How Assign Exponentialy increasing probablities to a random number

Question

Suppose we have a random variables with values from 1 to 1000 and we have to assign exponential increasing values to them (1 has low probability and 1000 has highest but increase in probabilities is exponential). How can i write equation for this.

Second how can i randomly pick any one of the a random variables with chances that highest probability random variable is most likely to be returned.

Let me rephrase the problem, It is same as in https://stackoverflow.com/questions/10942318/random-numbers-based-on-a-probability only difference i explain here

considering S is random number generated to map to the numbers following exponential growth rate (exponential probability increase) for n=1 S=1 or 2 for n=2 S=3 or 4 or 5 or 6 (S=2pow(n) ) and so. How i can solve now with arithmetic series formula ( i think it is must ) as shown in link above for exponential distribution to get n .

Answer 1

For some $0 \le \alpha \le 1$, You can assign a probability of $\alpha$ to 1000, $\alpha^2$ to 999, ..., $\alpha^{1000}$ to 1. To make this a legitimate probability distribution (a probability mass function, strictly speaking), the probabilities must add up to 1. This implies:

$\sum_{n=1}^{1000} \alpha^n = \frac{\alpha(1-\alpha^{1000})}{1-\alpha} = 1$. You can solve numerically in a program like MATLAB or Python to calculate the value of $\alpha$ which satisfied this equation.
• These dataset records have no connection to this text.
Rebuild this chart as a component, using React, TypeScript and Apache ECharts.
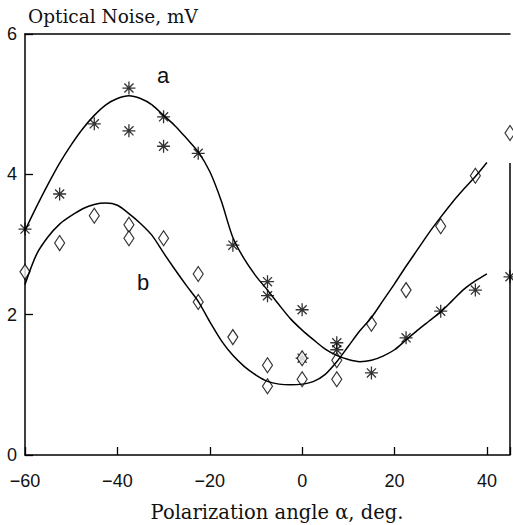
import React, { useEffect, useRef } from "react";
import * as echarts from "echarts";

// Polarization angle (deg) and measured optical noise (mV)
const starPoints: [number, number][] = [
  [-60, 3.22], [-52.5, 3.72], [-45, 4.72], [-37.5, 5.23], [-37.5, 4.62],
  [-30, 4.82], [-30, 4.4], [-22.5, 4.3], [-15, 2.99], [-7.5, 2.47],
  [-7.5, 2.27], [0, 2.07], [0, 1.38], [7.5, 1.6], [7.5, 1.5],
  [15, 1.17], [22.5, 1.67], [30, 2.05], [37.5, 2.35], [45, 2.54],
];
const diamondPoints: [number, number][] = [
  [-60, 2.61], [-52.5, 3.02], [-45, 3.41], [-37.5, 3.28], [-37.5, 3.09],
  [-30, 3.09], [-22.5, 2.58], [-22.5, 2.18], [-15, 1.68], [-7.5, 1.28],
  [-7.5, 0.98], [0, 1.38], [0, 1.08], [7.5, 1.35], [7.5, 1.08],
  [15, 1.87], [22.5, 2.35], [30, 3.26], [37.5, 3.98], [45, 4.59],
];
// Fitted curves (every 2.5 deg)
const curveX: number[] = [
  -60, -57.5, -55, -52.5, -50, -47.5, -45, -42.5, -40, -37.5, -35, -32.5, -30,
  -27.5, -25, -22.5, -20, -17.5, -15, -12.5, -10, -7.5, -5, -2.5, 0, 2.5, 5,
  7.5, 10, 12.5, 15, 17.5, 20, 22.5, 25, 27.5, 30, 32.5, 35, 37.5, 40,
];
const curveAY: number[] = [
  3.2, 3.54, 3.86, 4.16, 4.42, 4.65, 4.84, 4.99, 5.08, 5.12, 5.08, 4.99, 4.84,
  4.69, 4.51, 4.32, 4.04, 3.62, 3.1, 2.79, 2.55, 2.35, 2.14, 1.94, 1.78, 1.64, 1.51,
  1.42, 1.36, 1.33, 1.35, 1.41, 1.5, 1.64, 1.78, 1.91, 2.04, 2.2, 2.36, 2.48, 2.58,
];
const curveBY: number[] = [
  2.43, 2.86, 3.11, 3.29, 3.41, 3.51, 3.57, 3.59, 3.56, 3.44, 3.3, 3.13, 2.88,
  2.64, 2.41, 2.19, 1.9, 1.63, 1.42, 1.26, 1.14, 1.05, 1.01, 1.0, 1.01, 1.05, 1.15,
  1.33, 1.55, 1.77, 1.96, 2.2, 2.44, 2.69, 2.93, 3.17, 3.39, 3.6, 3.79, 3.97, 4.17,
];
const xTicks = [-60, -40, -20, 0, 20, 40];
const yTicks = [0, 2, 4, 6];

const STAR = "path://M0,-1L0,1M-1,0L1,0M-0.7,-0.7L0.7,0.7M-0.7,0.7L0.7,-0.7";
const numFont = "Liberation Sans";
const serif = "DejaVu Serif";

export default function App() {
  const ref = useRef<HTMLDivElement>(null);
  useEffect(() => {
    if (!ref.current) return;
    const chart = echarts.init(ref.current, null, { renderer: "svg" });
    const axisLine = { show: true, lineStyle: { color: "#000", width: 1.5 } };
    const curveStyle = {
      type: "line",
      smooth: 0.3,
      showSymbol: false,
      lineStyle: { color: "#000", width: 1.5 },
    };
    chart.setOption({
      animation: false,
      backgroundColor: "#fff",
      grid: { left: 25, right: 1.5, top: 34, bottom: 70 },
      xAxis: [
        {
          type: "value",
          min: -60,
          max: 45,
          interval: 20,
          axisLine: { ...axisLine, onZero: false },
          axisTick: { show: true, inside: true, length: 8, lineStyle: { color: "#000", width: 1.3 } },
          axisLabel: {
            show: true,
            margin: 17,
            color: "#111",
            fontFamily: numFont,
            fontSize: 18,
            formatter: (v: number) =>
              xTicks.includes(v) ? (v < 0 ? "\u2212" + Math.abs(v) : String(v)) : "",
          },
          splitLine: { show: false },
        },
        {
          type: "value",
          position: "top",
          min: -60,
          max: 45,
          axisLine: { ...axisLine, onZero: false },
          axisTick: { show: false },
          axisLabel: { show: false },
          splitLine: { show: false },
        },
      ],
      yAxis: {
        type: "value",
        min: 0,
        max: 6,
        interval: 2,
        axisLine: { ...axisLine, onZero: false },
        axisTick: { show: true, inside: true, length: 8, lineStyle: { color: "#000", width: 1.3 } },
        axisLabel: {
          show: true,
          margin: 8,
          color: "#111",
          fontFamily: numFont,
          fontSize: 18,
          formatter: (v: number) => (yTicks.includes(v) ? String(v) : ""),
        },
        splitLine: { show: false },
      },
      graphic: [
        {
          type: "text",
          x: 28,
          y: 16.5,
          style: {
            text: "Optical Noise, mV",
            fill: "#111",
            font: `18.5px "${serif}"`,
            verticalAlign: "middle",
          },
        },
        {
          type: "text",
          x: 277,
          y: 512,
          style: {
            text: "Polarization angle \u03b1, deg.",
            fill: "#111",
            font: `19.5px "${serif}"`,
            align: "center",
            verticalAlign: "middle",
          },
        },
        {
          type: "text",
          x: 163,
          y: 75,
          style: { text: "a", fill: "#111", font: `22px "${numFont}"`, align: "center", verticalAlign: "middle" },
        },
        {
          type: "text",
          x: 143,
          y: 282,
          style: { text: "b", fill: "#111", font: `22px "${numFont}"`, align: "center", verticalAlign: "middle" },
        },
      ],
      series: [
        {
          ...curveStyle,
          data: curveX.map((x, i) => [x, curveAY[i]]),
          markLine: {
            silent: true,
            symbol: "none",
            label: { show: false },
            lineStyle: { color: "#000", width: 1.5, type: "solid" },
            data: [[{ coord: [45, 0] }, { coord: [45, 4.16] }]],
          },
        },
        { ...curveStyle, data: curveX.map((x, i) => [x, curveBY[i]]) },
        {
          type: "scatter",
          data: starPoints,
          symbol: STAR,
          symbolSize: 13,
          clip: false,
          itemStyle: { color: "transparent", borderColor: "#000", borderWidth: 1.3 },
        },
        {
          type: "scatter",
          data: diamondPoints,
          symbol: "diamond",
          symbolSize: [10, 15],
          clip: false,
          itemStyle: { color: "#fff", borderColor: "#000", borderWidth: 1.2 },
        },
      ],
    });
    return () => chart.dispose();
  }, []);
  return (
    <div
      ref={ref}
      style={{ position: "fixed", left: 0, top: 0, width: 513, height: 525, background: "#fff" }}
    />
  );
}
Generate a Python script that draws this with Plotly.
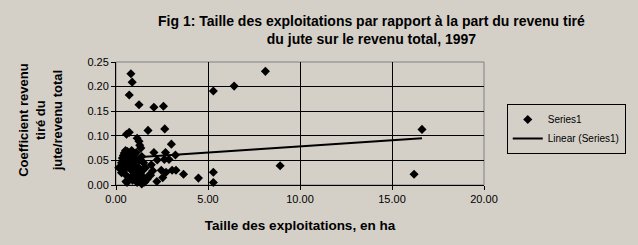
import plotly.graph_objects as go

# Farm size (ha) vs share of income from jute
size_ha = [
    0.81, 0.88, 0.72, 1.25, 2.06, 2.58,
    0.57, 0.72, 1.74, 2.65, 1.15, 1.25, 1.29, 3.01,
    2.06, 2.69, 3.23, 2.63, 2.24, 2.88, 1.92, 2.00, 2.46, 2.72,
    3.05, 3.26, 3.67, 4.48, 2.54, 2.22,
    5.29, 5.29, 5.29, 6.42, 8.12, 8.92, 16.63, 16.20,
    0.15, 0.30, 0.35, 0.40, 0.42, 0.45, 0.48, 0.50, 0.52, 0.55,
    0.58, 0.60, 0.62, 0.65, 0.68, 0.70, 0.72, 0.75, 0.78, 0.80,
    0.82, 0.85, 0.88, 0.90, 0.95, 1.00, 1.05, 1.10,
    0.30, 0.45, 0.55, 0.60, 0.70, 0.80, 0.85, 0.90, 0.95, 1.00,
    1.05, 1.10, 1.15, 1.20, 1.25, 1.30, 1.35, 1.40, 1.45, 1.50,
    1.55, 1.60, 1.70, 1.80, 1.25, 1.40, 1.35, 1.50, 0.54, 1.88, 1.68, 1.56,
]
jute_share = [
    0.226, 0.209, 0.183, 0.163, 0.158, 0.160,
    0.103, 0.107, 0.111, 0.114, 0.095, 0.089, 0.081, 0.083,
    0.066, 0.066, 0.061, 0.052, 0.051, 0.052, 0.041, 0.029, 0.030, 0.026,
    0.030, 0.030, 0.022, 0.014, 0.015, 0.007,
    0.191, 0.026, 0.005, 0.201, 0.231, 0.039, 0.113, 0.022,
    0.035, 0.045, 0.055, 0.060, 0.050, 0.065, 0.040, 0.055, 0.070, 0.048,
    0.062, 0.052, 0.068, 0.045, 0.058, 0.050, 0.064, 0.055, 0.048, 0.060,
    0.052, 0.070, 0.045, 0.056, 0.050, 0.062, 0.048, 0.066,
    0.025, 0.030, 0.020, 0.005, 0.035, 0.015, 0.030, 0.010, 0.025, 0.040,
    0.012, 0.030, 0.005, 0.020, 0.035, 0.010, 0.025, 0.002, 0.030, 0.015,
    0.006, 0.035, 0.012, 0.020, 0.050, 0.058, 0.075, 0.045, 0.007, 0.020, 0.012, 0.006,
]

# Linear trendline endpoints
trend_x = [0.15, 16.63]
trend_y = [0.054, 0.095]

x_ticks = [0, 5, 10, 15, 20]
y_ticks = [0.00, 0.05, 0.10, 0.15, 0.20, 0.25]

BG = "#D4D0C8"
FONT = "Liberation Sans, Arial, sans-serif"

fig = go.Figure()
fig.add_trace(go.Scatter(
    x=size_ha, y=jute_share, mode="markers", name="Series1",
    marker=dict(symbol="diamond", size=7, color="black"),
    cliponaxis=False,
))
fig.add_trace(go.Scatter(
    x=trend_x, y=trend_y, mode="lines", name="Linear (Series1)",
    line=dict(color="black", width=2),
    cliponaxis=False,
))

fig.update_layout(
    width=638, height=245,
    margin=dict(l=116, r=150, t=62, b=60),
    paper_bgcolor=BG, plot_bgcolor=BG,
    font=dict(family=FONT, size=11, color="black"),
    xaxis=dict(
        range=[0, 20], tickvals=x_ticks, tickformat=".2f",
        showgrid=True, gridcolor="black", gridwidth=1,
        showline=True, linecolor="black", linewidth=1,
        ticks="outside", ticklen=4, tickcolor="black",
        zeroline=False,
        title=dict(text="<b>Taille des exploitations, en ha</b>", standoff=16,
                   font=dict(family=FONT, size=13.5)),
    ),
    yaxis=dict(
        range=[0, 0.25], tickvals=y_ticks, tickformat=".2f",
        showgrid=True, gridcolor="black", gridwidth=1,
        showline=True, linecolor="black", linewidth=1,
        ticks="outside", ticklen=4, tickcolor="black",
        zeroline=False,
    ),
    legend=dict(
        x=(511 - 116) / 372, xanchor="left",
        y=(185 - 104) / 123, yanchor="top",
        bgcolor=BG, bordercolor="black", borderwidth=1,
        font=dict(family=FONT, size=10),
        tracegroupgap=0,
    ),
    showlegend=True,
)

# gray plot-area border (top/right)
fig.add_shape(type="rect", xref="paper", yref="paper", x0=0, y0=0, x1=1, y1=1,
              line=dict(color="#808080", width=1), layer="below")

# chart title (two centred lines)
fig.add_annotation(
    text="<b>Fig 1: Taille des exploitations par rapport à la part du revenu tiré<br>du jute sur le revenu total, 1997</b>",
    xref="paper", yref="paper", x=(374 - 116) / 372, y=(185 - 30) / 123,
    xanchor="center", yanchor="middle", showarrow=False, align="center",
    font=dict(family=FONT, size=14, color="black"),
)

# y-axis title as three centred lines
fig.add_annotation(
    text="<b>Coefficient revenu<br>tiré du<br>jute/revenu total</b>",
    xref="paper", yref="paper", x=(39 - 116) / 372, y=(185 - 120) / 123,
    xanchor="center", yanchor="middle", textangle=-90, showarrow=False,
    font=dict(family=FONT, size=13, color="black"),
)

fig.write_html("out.html")
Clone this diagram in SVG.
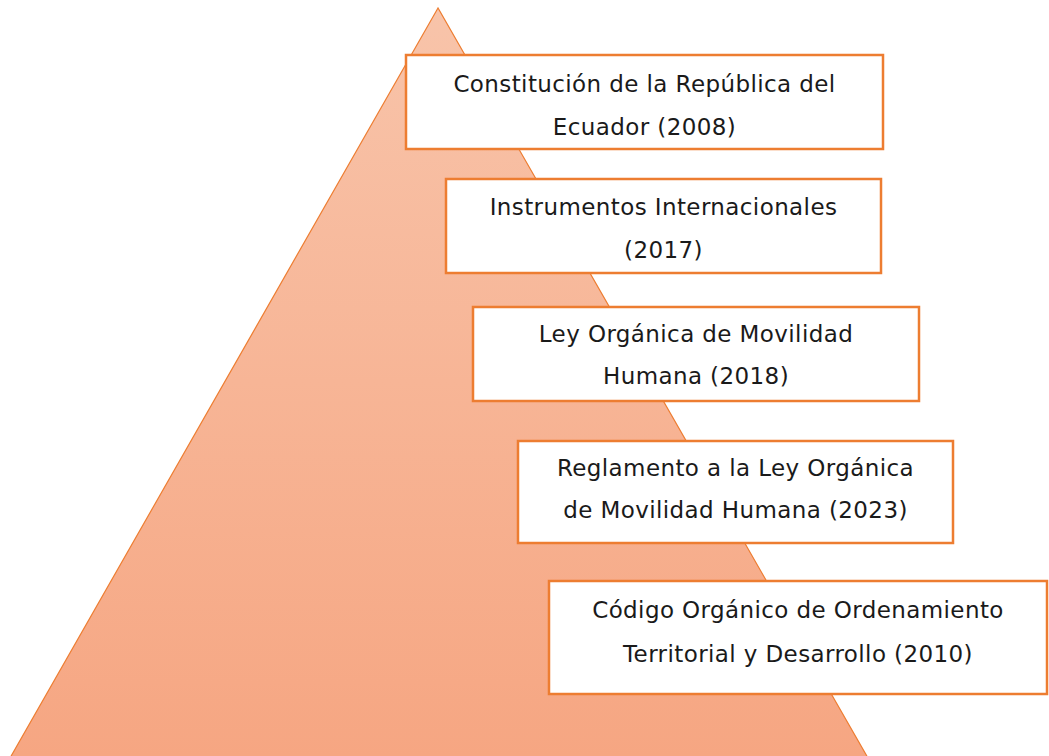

Since the summation converges to $\frac{1}{1-\alpha}$, your answer will be very close to $\alpha = 0.5$.

Answer 2

In general you have an exponentially increasing probability on the integers $1$ to $n$ as long as the probability of each number $k$ ($k \neq 1$) is greater than the previous number $k-1$ and the ratio of those two numbers is the same fixed ratio for every $k.$

(Note: In the specific question asked above, $n=1000.$)

In other words, you need to set some fixed ratio $r$ such that $P(2)=r\cdot P(1),$ $P(3)=r^2\cdot P(1),$ $P(4)=r^3\cdot P(1),$ and so forth.

If you do this up to $P(n)=r^{n-1}\cdot P(1)$ and then say $n$ is the largest possible outcome and there are no others, by the law of total probability you must have \begin{multline} P(1)+P(2)+P(3)+P(4)+\cdots+P(n)=\\ P(1) + r\cdot P(1)+ r^2\cdot P(1) + r^3\cdot P(1) + \cdots + r^{n-1}\cdot P(1) = 1. \end{multline}

This implies that $$ P(1)=\frac{1}{1+r+r^2+r^3+\cdots+ r^{n-1}} =\frac{r-1}{r^{n}-1}. $$

So you can set $r$ to any number you like greater than $1$, such as $r=2$ or $r=10$ or even $r=1.005,$ then set $P(1)$ according to the equation above, and then set all the other probabilities as described.

To simulate your distribution in software, a standard method for any probability distribution over the numbers $1$ to $n$ is to compute the cumulative distribution function for every possible outcome. That is, for each possible value $k$, you compute the sum of probabilities $P(1)+P(2)+P(3)+P(4)+\cdots+P(k).$ Since you have an exponentially increasing distribution, however, it will often be more accurate to compute $1-P(n)-P(n-1)-\cdots-P(k+1),$ which is the same thing mathematically but reduces some numerical errors in the computer. In any case the cumulative distribution function is always exactly $1$ at the largest possible random value, $n.$

Continuing the method, you put all the sums of probabilities into an array in increasing sequence. You then use a pseudorandom function such as rand() to generate a pseudorandom floating-point number (not an integer!) in the range $0.0$ to $1.0.$ Next, use binary search to find the smallest number in the array that is still greater than or equal to the output of rand(). Binary search is recommended because it is generally much faster than looking at each number in sequence within the array. Take the position of that number within the array; in most programming languages this will be an integer from $0$ to $n-1.$ Add $1$ to that integer to get your final “random number” in the range $1$ to $n$.